Earlier rounds are less suited to exotic bets. In Round 1, dogs may be racing at Towcester for the first time, trap draws are fresh, and form lines from different tracks are difficult to compare directly. The uncertainty is too high for bets that demand precise predictions about finishing order. Save the forecasts and tricasts for the rounds where you know the dogs, know the track, and know the draw.
One practical consideration for Derby forecast betting: the ante-post outright market and the individual-race forecast market are separate. You can have an ante-post bet on a dog to win the Derby overall while also placing forecasts on specific heats as the tournament progresses. The two don’t conflict, and combining them can create a portfolio approach to your Derby betting — a long-odds outright position supplemented by race-specific exotic bets where the form and draw align.

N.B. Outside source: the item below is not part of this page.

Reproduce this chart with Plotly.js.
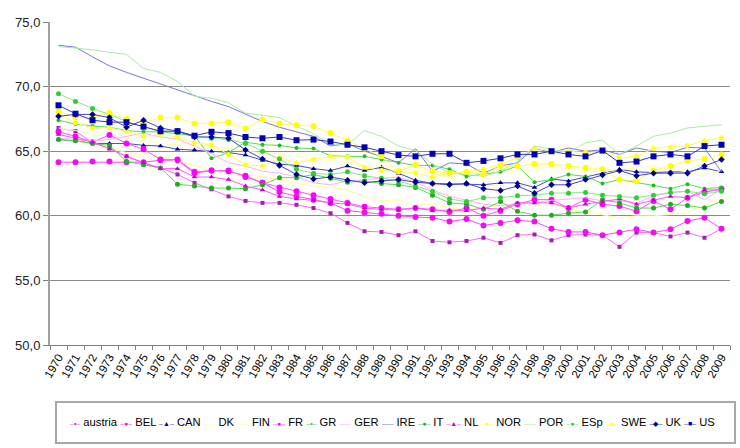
<!DOCTYPE html>
<html><head><meta charset="utf-8">
<script src="https://cdn.plot.ly/plotly-3.0.1.min.js"></script>
<style>html,body{margin:0;padding:0;background:#fff}#chart{width:740px;height:448px}</style>
</head><body><div id="chart"></div>
<script>
const years = ['1970','1971','1972','1973','1974','1975','1976','1977','1978','1979',
  '1980','1981','1982','1983','1984','1985','1986','1987','1988','1989',
  '1990','1991','1992','1993','1994','1995','1996','1997','1998','1999',
  '2000','2001','2002','2003','2004','2005','2006','2007','2008','2009'];

const austria = [66.8,66.55,65.65,65.2,64.6,64.1,63.7,63.2,62.55,62.05,
  61.5,61.15,61.0,61.0,60.85,60.6,60.2,59.45,58.8,58.75,
  58.5,58.8,58.05,57.95,58.05,58.3,57.9,58.5,58.55,58.1,
  58.5,58.55,58.5,57.6,58.7,58.7,58.4,58.7,58.3,59.0];
const BEL = [64.15,64.15,64.2,64.2,64.15,64.15,64.3,64.3,63.3,63.5,
  63.5,63.0,62.55,61.85,61.5,61.25,61.0,60.4,60.25,60.15,
  60.0,59.9,59.85,59.55,59.75,59.25,59.45,59.65,59.55,59.0,
  58.75,58.75,58.5,58.7,58.95,58.7,58.95,59.6,59.85,59.0];
const CAN = [65.9,65.8,65.6,65.6,65.6,65.45,65.4,65.15,65.1,65.0,
  64.9,64.7,64.3,64.0,63.9,63.65,63.5,63.85,63.5,63.75,
  63.3,62.75,62.5,62.5,62.45,62.4,62.55,62.55,62.2,62.85,
  62.7,63.0,63.3,63.6,63.4,63.35,63.4,63.4,63.7,63.4];
const DK = [66.8,66.6,66.3,66.1,66.0,65.8,65.6,65.5,65.4,65.3,
  65.2,65.0,64.9,64.8,64.6,64.4,64.3,64.1,63.9,63.8,
  63.7,63.5,63.3,63.0,63.2,63.4,63.6,63.4,63.6,63.8,
  63.7,63.5,63.4,63.6,63.7,63.8,63.6,63.4,63.2,63.5];
const FIN = [66.0,65.8,65.5,65.2,64.9,64.7,64.6,64.2,63.9,63.5,
  63.4,63.2,63.0,62.8,62.5,62.3,62.2,62.0,61.5,61.15,
  61.25,60.75,60.9,60.6,60.5,60.6,60.8,61.0,61.2,61.0,
  60.5,60.3,60.1,59.85,60.0,60.0,60.1,60.25,60.8,61.4];
const FR = [66.5,66.15,65.7,66.25,65.6,65.15,64.35,64.35,63.4,63.5,
  63.45,63.1,62.55,62.2,61.9,61.6,61.3,61.0,60.7,60.6,
  60.5,60.6,60.5,60.3,60.6,60.0,60.4,60.9,61.25,61.25,
  60.6,61.25,60.9,60.75,60.35,61.15,60.5,61.4,61.8,62.1];
const GR = [67.4,67.1,66.95,66.85,66.6,66.5,66.5,66.35,66.2,64.45,
  64.9,65.7,65.5,65.45,65.25,65.2,64.65,64.6,64.6,64.35,
  64.1,63.9,63.9,63.6,63.05,63.25,63.4,63.85,62.6,62.8,
  63.2,63.05,62.5,62.8,62.6,62.35,62.1,62.45,62.1,62.2];
const GER = [66.0,65.9,65.8,65.9,66.15,66.4,66.1,65.95,65.4,64.8,
  64.1,63.85,63.45,63.3,63.0,62.55,62.4,62.7,62.8,62.9,
  63.0,62.6,62.0,61.5,61.2,60.9,60.8,60.9,61.0,61.2,
  61.3,61.4,61.15,61.15,61.0,61.5,61.8,61.9,61.25,62.05];
const IRE = [73.2,73.05,72.3,71.6,71.1,70.65,70.15,69.75,69.3,68.85,
  68.45,67.85,67.3,66.85,66.5,66.15,65.4,65.6,65.0,64.6,
  64.1,65.2,63.45,64.1,64.0,63.3,63.85,64.1,65.25,64.9,
  65.25,65.0,65.1,64.75,65.25,65.0,64.9,65.3,65.25,63.4];
const IT = [65.9,65.8,65.6,65.45,64.2,63.95,63.7,62.45,62.3,62.15,
  62.15,62.1,62.4,62.95,62.95,63.2,62.9,62.6,62.7,62.5,
  62.4,62.2,61.6,61.0,60.9,60.5,61.1,60.35,60.05,60.05,
  60.2,60.3,61.25,61.0,60.6,60.6,60.9,60.8,60.6,61.1];
const NL = [66.3,66.0,65.7,65.2,64.6,64.1,63.65,63.65,63.0,63.0,
  62.8,62.3,62.0,61.5,61.3,61.2,61.0,60.9,60.6,60.5,
  60.45,60.6,60.4,60.45,60.4,60.6,60.5,61.0,61.0,61.0,
  60.6,60.9,61.1,61.3,60.9,61.2,61.5,61.4,62.0,62.0];
const NOR = [67.9,67.2,66.8,66.8,66.55,66.15,66.3,66.1,65.65,65.5,
  64.75,63.95,63.85,64.5,64.1,64.35,64.6,64.55,63.75,63.5,
  63.45,63.3,63.0,63.3,63.4,63.6,64.0,64.5,65.25,65.0,
  65.0,64.9,65.0,64.5,64.6,65.2,65.3,65.45,65.8,66.05];
const POR = [73.1,73.0,72.85,72.65,72.5,71.4,71.1,70.4,69.25,69.1,
  68.75,67.95,67.8,67.6,66.95,66.35,65.5,65.5,66.6,66.15,
  65.4,65.05,64.0,63.3,63.2,63.05,63.45,64.2,65.4,65.15,
  64.9,65.65,65.85,64.75,65.4,66.15,66.4,66.8,66.95,67.05];
const ESp = [69.45,68.85,68.3,67.85,67.3,66.9,66.5,66.5,66.2,66.0,
  65.9,65.6,65.0,64.4,63.6,63.3,63.2,63.4,63.1,62.9,
  62.7,62.3,61.9,61.3,61.1,61.4,61.4,61.55,61.6,61.75,
  61.75,61.8,61.6,61.5,61.4,61.6,61.8,61.9,61.7,61.9];
const SWE = [68.1,67.6,67.6,67.95,67.5,67.2,67.6,67.6,67.15,67.15,
  67.25,66.75,67.45,67.15,67.0,66.95,66.4,65.8,65.2,64.6,
  63.45,63.95,63.45,63.3,63.4,63.2,63.85,63.85,64.0,64.0,
  63.85,63.7,63.6,62.8,62.7,63.5,63.85,64.25,64.4,64.75];
const UK = [67.7,67.85,67.85,67.6,66.85,67.4,66.8,66.55,66.1,66.1,
  66.0,65.1,64.4,63.9,63.2,62.85,63.0,62.75,62.55,62.7,
  62.8,62.6,62.5,62.4,62.5,62.1,61.95,62.3,61.75,62.4,
  62.4,62.8,63.15,63.5,63.1,63.3,63.3,63.3,63.85,64.35];
const US = [68.55,67.9,67.4,67.25,67.25,66.9,66.55,66.55,66.2,66.5,
  66.4,66.1,66.0,66.1,65.85,65.9,65.75,65.5,65.3,65.0,
  64.7,64.6,64.8,64.8,64.1,64.25,64.45,64.75,64.75,65.0,
  64.75,64.6,65.05,64.1,64.2,64.6,64.75,64.6,65.4,65.5];

const seriesNames = ['austria','BEL','CAN','DK','FIN','FR','GR','GER','IRE','IT','NL','NOR','POR','ESp','SWE','UK','US'];
const seriesValues = [austria,BEL,CAN,DK,FIN,FR,GR,GER,IRE,IT,NL,NOR,POR,ESp,SWE,UK,US];
const yTickVals = [50,55,60,65,70,75];

// styles
const lineColors   = ['#ff66ff','#ff44ff','#4a4ad0','#ffffa8','#ffff90','#ff55ff','#55dd55','#ffb0f0','#7878d8','#55dd55','#ff55ff','#ffff55','#a8eca8','#88e888','#ffff55','#4545c8','#3535c8'];
const markerColors = ['#a020b0','#ee10ee','#000090',null,null,'#ff00ff','#22bb22',null,null,'#22aa22','#cc00cc','#ffff22',null,'#33cc33','#ffff00','#000090','#0000b0'];
const markerSymbols= ['square','circle','triangle-up',null,null,'circle','circle',null,null,'circle','triangle-up','circle',null,'circle','circle','diamond','square'];
const markerSizes  = [4,6,5,0,0,6,4,0,0,5,5,5,0,5,6,5,6];
const legendGlyph  = {'square':'■','circle':'●','triangle-up':'▲','diamond':'◆'};

const traces = seriesNames.map((n,i)=>({
  type:'scatter',
  mode: markerSymbols[i] ? 'lines+markers' : 'lines',
  name:n, x:years, y:seriesValues[i],
  line:{color:lineColors[i], width:1},
  marker:{symbol:markerSymbols[i]||'circle', size:markerSizes[i], color:markerColors[i]||lineColors[i], line:{width:0}},
  showlegend:false, hoverinfo:'skip'
}));

const legendText = seriesNames.map((n,i)=>{
  const lc = lineColors[i];
  let sym;
  if (markerSymbols[i]) {
    const g = markerSizes[i] <= 4 ? '•' : legendGlyph[markerSymbols[i]];
    sym = `<span style="font-size:7px"><span style="color:${lc}">–</span><span style="color:${markerColors[i]}">${g}</span><span style="color:${lc}">–</span></span>`;
  } else {
    sym = `<span style="font-size:7px;color:${lc}">–––</span>`;
  }
  return sym + ' ' + n;
}).join(' ');

const layout = {
  width:740, height:448,
  margin:{l:50, r:10, t:22, b:103},
  paper_bgcolor:'#ffffff', plot_bgcolor:'#ffffff',
  separators:',.',
  font:{family:'Liberation Sans, Arial, sans-serif', color:'#000'},
  xaxis:{
    type:'category', range:[-0.5, 39.5],
    tickson:'boundaries', ticks:'outside', ticklen:4, tickcolor:'#808080',
    showgrid:false, showline:true, linecolor:'#808080', linewidth:1,
    tickangle:-60, tickfont:{size:11.5, color:'#000'}, automargin:false
  },
  yaxis:{
    range:[50,75], tickvals:yTickVals, tickformat:'.1f',
    showgrid:true, gridcolor:'#8a8a8a', gridwidth:1,
    showline:true, linecolor:'#a0a0a0', linewidth:2,
    ticks:'outside', ticklen:5, tickcolor:'#808080',
    tickfont:{size:13, color:'#222'}, zeroline:false, automargin:false
  },
  shapes:[{type:'rect', xref:'paper', yref:'paper', x0:0.0088, x1:1.0074, y0:-0.3034, y1:-0.1765,
    line:{color:'#a8a8a8', width:2}, fillcolor:'rgba(0,0,0,0)'}],
  annotations:[{xref:'paper', yref:'paper', x:0.504, y:-0.2384, xanchor:'center', yanchor:'middle',
    text:legendText, showarrow:false, font:{size:11.2, color:'#000', family:'Liberation Sans, Arial, sans-serif'}}]
};

Plotly.newPlot('chart', traces, layout, {displayModeBar:false, staticPlot:true});
</script></body></html>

High Risk, High Return — But Only With an Edge
Exotic bets reward specific knowledge, not general optimism. The punter who places a forecast because they “fancy two dogs” is gambling. The punter who places a forecast because they’ve identified a pace matchup where Dog A’s early speed and Dog B’s strong run-home time make a specific finishing order more likely than the market implies — that punter is betting with an edge.
Forecasts and tricasts will always have a low strike rate. That’s built into the mathematics. But in a six-dog field with published form data and consistent track conditions, the number of plausible outcomes is smaller than the raw permutation count suggests. The dogs that can’t lead off the second bend rarely win. The dog with the best sectional and the inside draw finishes in the first two more often than not. These patterns don’t guarantee results, but they narrow the field of realistic combinations — and that’s where the value in exotic greyhound betting lives.